Trump’s Cuts Imperils Funding for a Levee Project in Washington
The news came in a statement from the Department of Homeland Security. Under the new secretary, Kristi Noem, the department said it was eliminating waste and fraud, and that the grant program funding Hoquiam’s levees was “more concerned with political agendas than helping Americans affected by natural disasters.” And just like that, the financial motor of the entire project came to a stop.
“My first reaction was, ‘Oh, man, this is just the worst news you could ever get,’” said Mr. Shay, 56, a Grays Harbor native. He had returned after moving to Seattle for college because he wanted to help improve the place where he grew up. “It just felt like being stabbed in the heart,” he said.
Grays Harbor is a red county in a blue state, but no one there considered the levee project to be political. On the contrary, it was a basic piece of public infrastructure created in a remarkable act of common purpose: Two city councils and two Native American tribes, Democrats and Republicans had worked together to create it.

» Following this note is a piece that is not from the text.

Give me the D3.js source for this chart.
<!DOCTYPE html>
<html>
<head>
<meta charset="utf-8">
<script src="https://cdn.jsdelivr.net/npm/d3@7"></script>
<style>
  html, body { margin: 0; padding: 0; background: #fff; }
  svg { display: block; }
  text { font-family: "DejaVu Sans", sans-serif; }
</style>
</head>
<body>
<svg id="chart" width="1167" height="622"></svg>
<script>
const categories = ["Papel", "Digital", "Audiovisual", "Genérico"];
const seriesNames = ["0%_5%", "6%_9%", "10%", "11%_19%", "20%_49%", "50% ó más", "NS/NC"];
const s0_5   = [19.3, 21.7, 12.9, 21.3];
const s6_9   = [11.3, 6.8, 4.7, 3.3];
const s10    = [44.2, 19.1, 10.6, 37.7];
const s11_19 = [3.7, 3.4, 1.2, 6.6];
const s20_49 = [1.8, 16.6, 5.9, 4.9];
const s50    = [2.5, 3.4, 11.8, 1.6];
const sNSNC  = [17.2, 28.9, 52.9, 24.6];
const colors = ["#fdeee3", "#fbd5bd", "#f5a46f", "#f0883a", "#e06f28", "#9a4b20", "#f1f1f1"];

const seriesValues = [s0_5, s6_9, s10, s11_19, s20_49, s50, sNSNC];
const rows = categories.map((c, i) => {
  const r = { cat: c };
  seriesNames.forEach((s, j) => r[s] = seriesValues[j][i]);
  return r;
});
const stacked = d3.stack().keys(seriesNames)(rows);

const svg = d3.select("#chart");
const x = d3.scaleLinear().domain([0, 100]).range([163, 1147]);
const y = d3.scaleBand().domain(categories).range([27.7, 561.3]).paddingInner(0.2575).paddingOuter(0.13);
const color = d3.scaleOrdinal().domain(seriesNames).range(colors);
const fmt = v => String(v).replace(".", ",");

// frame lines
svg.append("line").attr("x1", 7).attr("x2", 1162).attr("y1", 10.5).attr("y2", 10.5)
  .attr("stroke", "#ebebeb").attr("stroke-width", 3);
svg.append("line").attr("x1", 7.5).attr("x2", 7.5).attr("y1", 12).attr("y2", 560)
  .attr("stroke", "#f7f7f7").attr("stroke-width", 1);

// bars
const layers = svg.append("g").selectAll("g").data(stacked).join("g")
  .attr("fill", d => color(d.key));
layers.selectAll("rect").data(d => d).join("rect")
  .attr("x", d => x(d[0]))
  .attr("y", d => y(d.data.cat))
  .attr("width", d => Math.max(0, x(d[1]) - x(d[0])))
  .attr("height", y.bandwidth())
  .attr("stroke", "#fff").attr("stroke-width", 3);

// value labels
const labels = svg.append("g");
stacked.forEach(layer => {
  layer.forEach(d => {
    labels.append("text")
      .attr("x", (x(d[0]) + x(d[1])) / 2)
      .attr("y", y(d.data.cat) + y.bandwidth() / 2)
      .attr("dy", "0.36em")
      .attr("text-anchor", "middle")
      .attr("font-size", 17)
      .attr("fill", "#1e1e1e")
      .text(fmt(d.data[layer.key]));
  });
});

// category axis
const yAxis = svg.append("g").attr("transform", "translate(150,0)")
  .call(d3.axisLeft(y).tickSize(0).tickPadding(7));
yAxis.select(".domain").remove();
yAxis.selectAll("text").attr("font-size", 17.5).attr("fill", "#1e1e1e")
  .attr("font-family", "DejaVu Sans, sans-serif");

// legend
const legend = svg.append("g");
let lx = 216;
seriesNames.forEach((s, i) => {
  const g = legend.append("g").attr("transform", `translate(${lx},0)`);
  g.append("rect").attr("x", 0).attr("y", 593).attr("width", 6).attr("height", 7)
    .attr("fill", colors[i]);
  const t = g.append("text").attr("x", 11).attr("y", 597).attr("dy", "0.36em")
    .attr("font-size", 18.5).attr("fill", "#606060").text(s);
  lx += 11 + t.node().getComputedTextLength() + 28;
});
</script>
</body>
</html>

Now the county has joined the ranks of communities nationwide that are puzzling over what to do about cuts the Trump administration made to projects and programs that no one imagined would be in danger. Town administrators are trying to determine whether the money is paused, rerouted through other programs or gone for good — and if it is gone, what to do to replace it.
“It’d be one thing if we have to wait a couple years, but I just really hope that it isn’t just cut and lost,” said Mr. Shay, whose administrator position is nonpartisan. “This is something we want, I want personally, so bad. We all want desperately.”